Publish date4 Apr 2021 - 13:20
Story Code : 498614

Envoys tour remote Bangladesh isle to check on Rohingya

Ten foreign diplomats based in Dhaka on Saturday visited a remote Bangladeshi island to see the Rohingya refugees who have been relocated there by the host country, an official statement said.
Envoys tour remote Bangladesh isle to check on Rohingya
“The objective of the visit was to provide the Ambassadors with an opportunity to witness the massive development and humanitarian projects undertaken by the Government of Bangladesh,” said the statement issued by the Bangladesh’s Foreign Ministry.
The first-ever trip to the island by foreign heads of missions was preceded by a UN team’s visit between March 17-20, said the statement, adding that “during the tour, the group had the chance to visit different infrastructures including embankments, buildings, shelters, other facilities, and amenities available on the island.”
A team, led by Youssef Aldobeay, assistant secretary general of the Organization of Islamic Cooperation, also went to Bhashan Char days after the UN visit.
The group of diplomats from Turkey, the EU, US, UK, France, Germany, Japan, Australia, Canada, and the Netherlands also spent some time with the Rohingya children in an informal learning center on the island.
Meanwhile, a Rohingya from the island told Anadolu Agency that the diplomats accompanied by members of the Bangladesh Navy and other officials visited them and asked about their living conditions.
“We replied to them that we are in a better environment here than that of in congested settlements in Cox’s Bazar,” said the Rohingya man preferring not to be named.
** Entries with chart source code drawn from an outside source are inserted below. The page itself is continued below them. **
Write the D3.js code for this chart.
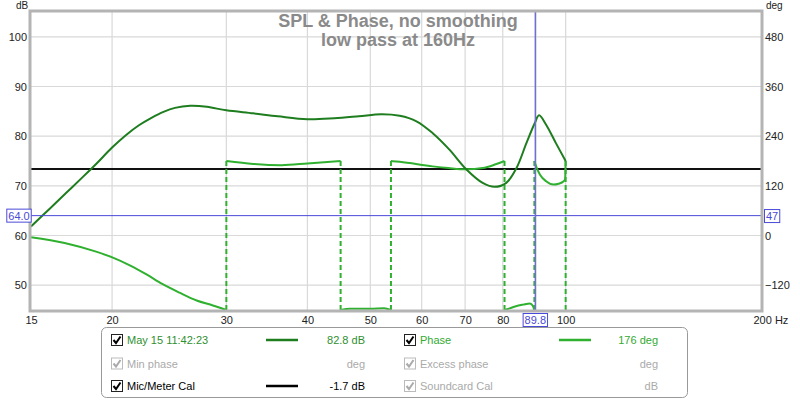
<!DOCTYPE html>
<html>
<head>
<meta charset="utf-8">
<script src="https://cdn.jsdelivr.net/npm/d3@7"></script>
<style>
  body { margin: 0; background: #fff; }
  svg { font-family: "Liberation Sans", Arial, sans-serif; }
</style>
</head>
<body>
<div id="chart"></div>
<script>
// SPL curve (dB)
const splFreq = [15, 16, 17, 18, 18.5, 19, 20, 21, 22, 23, 24, 25, 26.4, 28, 30, 33, 36, 40, 44, 48, 52, 55.5, 58.9, 62.4, 66.2, 70.2, 74.5, 77.7, 81, 84, 87, 89.6, 91, 93.3, 96.6, 100];
const splDb = [61.8, 65.3, 68.6, 71.7, 73.2, 74.7, 77.7, 80.2, 82.2, 83.7, 84.9, 85.7, 86.1, 85.9, 85.2, 84.6, 84.0, 83.4, 83.6, 84.0, 84.4, 84.1, 83.0, 80.6, 77.3, 73.4, 70.6, 69.8, 70.6, 73.6, 78.6, 82.6, 84.2, 82.3, 78.6, 75.0];

// phase (deg), wrapped to +-180 as drawn; repeated freq = wrap point
const phaseFreq = [15, 16.9, 18.9, 20.1, 21.3, 22.6, 23.9, 25.4, 27, 28.6, 30,
  30, 33, 36.5, 40, 45,
  45, 46.5, 50, 52.5, 53.8,
  53.8, 55.5, 62.4, 66, 70.2, 74.5, 78, 80.5,
  80.5, 82, 83.8, 86, 88.1, 89, 89.5,
  89.5, 90.3, 91.3, 93.3, 95.8, 97.5, 99.3, 99.8, 100,
  100];
const phaseDeg = [-4, -18, -39, -54, -72, -94, -117, -138, -157, -169, -180,
  180, 173, 170, 174, 180,
  -180, -177, -177, -176, -180,
  180, 178, 167, 163, 160, 163, 172, 180,
  -180, -176, -171, -167, -164, -170, -180,
  180, 162, 147, 131, 123, 125, 131, 136, 180,
  -180];

const calDb = 73.4;
const cursorFreq = 89.8, cursorDb = 64.0, cursorDeg = 47;

const dbTicks = [50, 60, 70, 80, 90, 100];
const degTicks = [-120, 0, 120, 240, 360, 480];
const freqTicks = [15, 20, 30, 40, 50, 60, 70, 80, 100, 200];
const freqGrid = [20, 30, 40, 50, 60, 70, 80, 90, 100];

const titleLines = ["SPL & Phase, no smoothing", "low pass at 160Hz"];

const legendRows = [
  [{name: "May 15 11:42:23", color: "#2f8f2f", line: "#1e7d1e", value: "82.8 dB", on: true},
   {name: "Phase", color: "#33aa33", line: "#2fb02f", value: "176 deg", on: true}],
  [{name: "Min phase", color: "#aaa", value: "deg", on: false},
   {name: "Excess phase", color: "#aaa", value: "deg", on: false}],
  [{name: "Mic/Meter Cal", color: "#000", line: "#000", value: "-1.7 dB", on: true},
   {name: "Soundcard Cal", color: "#aaa", value: "dB", on: false}]
];

const W = 800, H = 400;
const margin = {top: 12, right: 39, bottom: 90, left: 31};
const width = W - margin.left - margin.right;
const height = H - margin.top - margin.bottom;

const svg = d3.select("#chart").append("svg")
  .attr("width", W).attr("height", H);

const g = svg.append("g")
  .attr("transform", "translate(" + margin.left + "," + margin.top + ")");

// scales
const x = d3.scaleLog().domain([15, 200]).range([0, width]);
const y = d3.scaleLinear().domain([45, 105]).range([height, 0]);
const yDeg = d3.scaleLinear().domain([-180, 540]).range([height, 0]);

// grid
g.append("g").selectAll("line").data(dbTicks).join("line")
  .attr("x1", 0).attr("x2", width)
  .attr("y1", d => y(d)).attr("y2", d => y(d))
  .attr("stroke", "#d9d9d9").attr("stroke-width", 1.2);
g.append("g").selectAll("line").data(freqGrid).join("line")
  .attr("x1", d => x(d)).attr("x2", d => x(d))
  .attr("y1", 0).attr("y2", height)
  .attr("stroke", "#d9d9d9").attr("stroke-width", 1.2);

// title
g.append("g").selectAll("text").data(titleLines).join("text")
  .attr("x", 367).attr("y", (d, i) => 15 + i * 19)
  .attr("text-anchor", "middle")
  .attr("font-size", 18).attr("font-weight", "bold")
  .attr("fill", "#8a8a8a")
  .text(d => d);

// axes
const tickText = sel => {
  sel.select(".domain").remove();
  sel.selectAll(".tick line").remove();
  sel.selectAll("text").attr("fill", "#222").attr("font-size", 11)
    .attr("font-family", "Liberation Sans, Arial, sans-serif");
};
g.append("g")
  .call(d3.axisLeft(y).tickValues(dbTicks).tickSize(0).tickPadding(4))
  .call(tickText);
g.append("g")
  .attr("transform", "translate(" + width + ",0)")
  .call(d3.axisRight(yDeg).tickValues(degTicks).tickSize(0).tickPadding(4))
  .call(tickText);
const xAxis = g.append("g")
  .attr("transform", "translate(0," + height + ")")
  .call(d3.axisBottom(x).tickValues(freqTicks).tickFormat(d3.format("d")).tickSize(0).tickPadding(6))
  .call(tickText);
xAxis.selectAll(".tick text").filter(d => d === 200).attr("text-anchor", "start").attr("dx", -8).text("200 Hz");

g.append("text").attr("x", -9).attr("y", -3).attr("text-anchor", "middle")
  .attr("font-size", 10).attr("fill", "#222").text("dB");
g.append("text").attr("x", width + 5).attr("y", -3)
  .attr("font-size", 10).attr("fill", "#222").text("deg");

// cal line
g.append("line")
  .attr("x1", 0).attr("x2", width)
  .attr("y1", y(calDb)).attr("y2", y(calDb))
  .attr("stroke", "#111").attr("stroke-width", 2);

// phase: split into segments at wraps
const phasePts = phaseFreq.map((f, i) => [f, phaseDeg[i]]);
const segs = [[phasePts[0]]];
for (let i = 1; i < phasePts.length; i++) {
  if (Math.abs(phasePts[i][1] - phasePts[i - 1][1]) > 180) segs.push([]);
  segs[segs.length - 1].push(phasePts[i]);
}
const phaseLine = d3.line().x(d => x(d[0])).y(d => yDeg(d[1])).curve(d3.curveMonotoneX);
const phaseColor = "#2fb02f";
g.append("g").selectAll("path").data(segs.filter(s => s.length > 1)).join("path")
  .attr("d", phaseLine)
  .attr("fill", "none").attr("stroke", phaseColor).attr("stroke-width", 2);
// dashed connectors at wraps
const wraps = segs.slice(1).map((s, i) => {
  const prev = segs[i];
  return {f: s[0][0], a: prev[prev.length - 1][1], b: s[0][1]};
});
g.append("g").selectAll("line").data(wraps).join("line")
  .attr("x1", d => x(d.f)).attr("x2", d => x(d.f))
  .attr("y1", d => yDeg(d.a)).attr("y2", d => yDeg(d.b))
  .attr("stroke", phaseColor).attr("stroke-width", 2)
  .attr("stroke-dasharray", "5,3");

// SPL
const splLine = d3.line().x(d => x(d[0])).y(d => y(d[1])).curve(d3.curveCatmullRom.alpha(0.5));
g.append("path")
  .datum(splFreq.map((f, i) => [f, splDb[i]]))
  .attr("d", splLine)
  .attr("fill", "none").attr("stroke", "#1e7d1e").attr("stroke-width", 2);

// cursor
const cursorColor = "#4a4ad8";
g.append("line")
  .attr("x1", 0).attr("x2", width)
  .attr("y1", y(cursorDb)).attr("y2", y(cursorDb))
  .attr("stroke", cursorColor).attr("stroke-width", 1);
g.append("line")
  .attr("x1", x(cursorFreq)).attr("x2", x(cursorFreq))
  .attr("y1", 0).attr("y2", height)
  .attr("stroke", "#7070d0").attr("stroke-width", 1.5);

// frame
g.append("rect")
  .attr("x", -1).attr("y", -1).attr("width", width + 2).attr("height", height + 2)
  .attr("fill", "none").attr("stroke", "#b4b4b4").attr("stroke-width", 3);

function cursorLabel(cx, cy, txt, anchor) {
  const lab = g.append("g");
  const r = lab.append("rect");
  const t = lab.append("text").attr("x", cx).attr("y", cy + 4)
    .attr("text-anchor", anchor).attr("font-size", 11)
    .attr("fill", cursorColor).text(txt);
  const bb = t.node().getBBox();
  r.attr("x", bb.x - 1.5).attr("y", bb.y - 0.5).attr("width", bb.width + 3).attr("height", bb.height + 1)
    .attr("fill", "#fff").attr("stroke", cursorColor).attr("stroke-width", 1);
}
cursorLabel(-12, y(cursorDb), cursorDb.toFixed(1), "middle");
cursorLabel(width + 5, yDeg(cursorDeg), String(cursorDeg), "start");
cursorLabel(x(cursorFreq), height + 10, String(cursorFreq), "middle");

// legend
const leg = svg.append("g");
leg.append("rect")
  .attr("x", 101.5).attr("y", 327.5).attr("width", 586).attr("height", 70)
  .attr("rx", 5).attr("fill", "#fff").attr("stroke", "#999");

const colX = [111, 404];
const rowY = [340, 363.5, 386];
legendRows.forEach((row, r) => {
  row.forEach((item, c) => {
    const bx = colX[c], by = rowY[r];
    leg.append("rect")
      .attr("x", bx + 0.5).attr("y", by - 5.5).attr("width", 11).attr("height", 11)
      .attr("fill", "#fff").attr("stroke", item.on ? "#222" : "#bbb");
    leg.append("path")
      .attr("d", "M" + (bx + 2.5) + "," + by + " L" + (bx + 5) + "," + (by + 3) + " L" + (bx + 9.5) + "," + (by - 3.5))
      .attr("fill", "none").attr("stroke", item.on ? "#000" : "#aaa").attr("stroke-width", 2);
    leg.append("text")
      .attr("x", bx + 16).attr("y", by + 4)
      .attr("font-size", 11).attr("fill", item.color)
      .text(item.name);
    if (item.line) {
      leg.append("line")
        .attr("x1", bx + 155).attr("x2", bx + 187)
        .attr("y1", by).attr("y2", by)
        .attr("stroke", item.line).attr("stroke-width", 2.5);
    }
    leg.append("text")
      .attr("x", bx + 254).attr("y", by + 4)
      .attr("text-anchor", "end")
      .attr("font-size", 11).attr("fill", item.color)
      .text(item.value);
  });
});
</script>
</body>
</html>
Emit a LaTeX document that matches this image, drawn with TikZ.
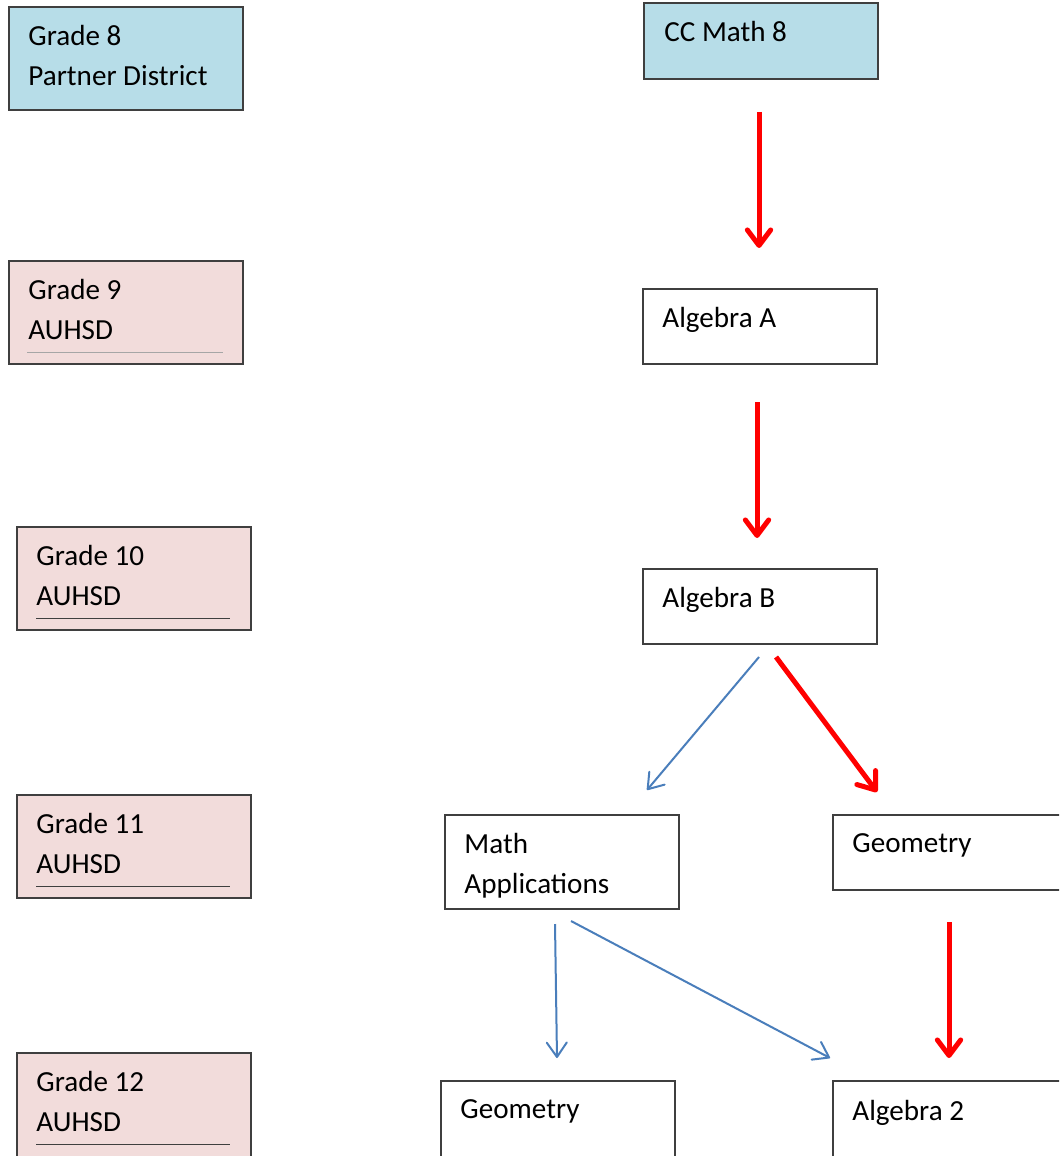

He added: “We are not allowed here to move freely. We hope that the Bangladeshi government will allow us to move freely on the island and permit us to do livelihoods as we were committed before shifting here.”
Some Rohingya refugees underscored the need to expand learning facilities for children and provide them with opportunities for farming and fishing which would help in keeping them active.
Referring to the demand of the Rohingya on the island, the Foreign Ministry statement added that the diplomats “visited several capacity-building projects such as sewing, handicrafts making etc.”
The skills the Rohingya are acquiring at the distant Bangladeshi island will help them “to utilize on their return to Myanmar,” according to the statement.
Bangladesh is currently the host of more than 1.2 million Rohingya mostly fleeing a brutal military crackdown in Myanmar’s Rakhine state in August 2017 and have taken shelter in the world’s largest refugee camps in the southern district of Cox’s Bazar.
Citing the living condition at the cramped mainland camps as risky for Rohingya, one of the world’s most persecuted people according to the UN, Bangladesh started relocating them to its southern distant island of Bhasan Char in December 2020, and so far 18,334 members of the community have been shifted.
The government has a plan to relocate, in phases, 100,000 Rohingya to the island, claiming the floating island is safe and secured with the settlements developed by Bangladesh.
The South Asian country has developed 1,400 big cluster houses four feet above the ground with concrete blocks and 120 multi-story cyclone shelters on the island spending $350 million to relocate Rohingya there on a temporary basis until peaceful repatriation of the persecuted people to their home country.
International communities and rights bodies have been opposing the move as risky to Rohingya without conducting any professional feasibility study on the habitability of the island that was reportedly prone to natural disasters and was never used as human habitation earlier.
Referring to the interaction between Rohingya and visiting diplomats, the statement, however, said: “The Rohingyas conveyed their high satisfaction over the existing facilities in Bhashan Char, which they considered safe, secured, crime-free compared to the congested camps in Cox’s Bazar.”
Meanwhile, the stateless people expressed their willingness to return to their homeland in Myanmar. “I want my children to grow with their own national identity in their own country,” the statement said, quoting a Rohingya as saying.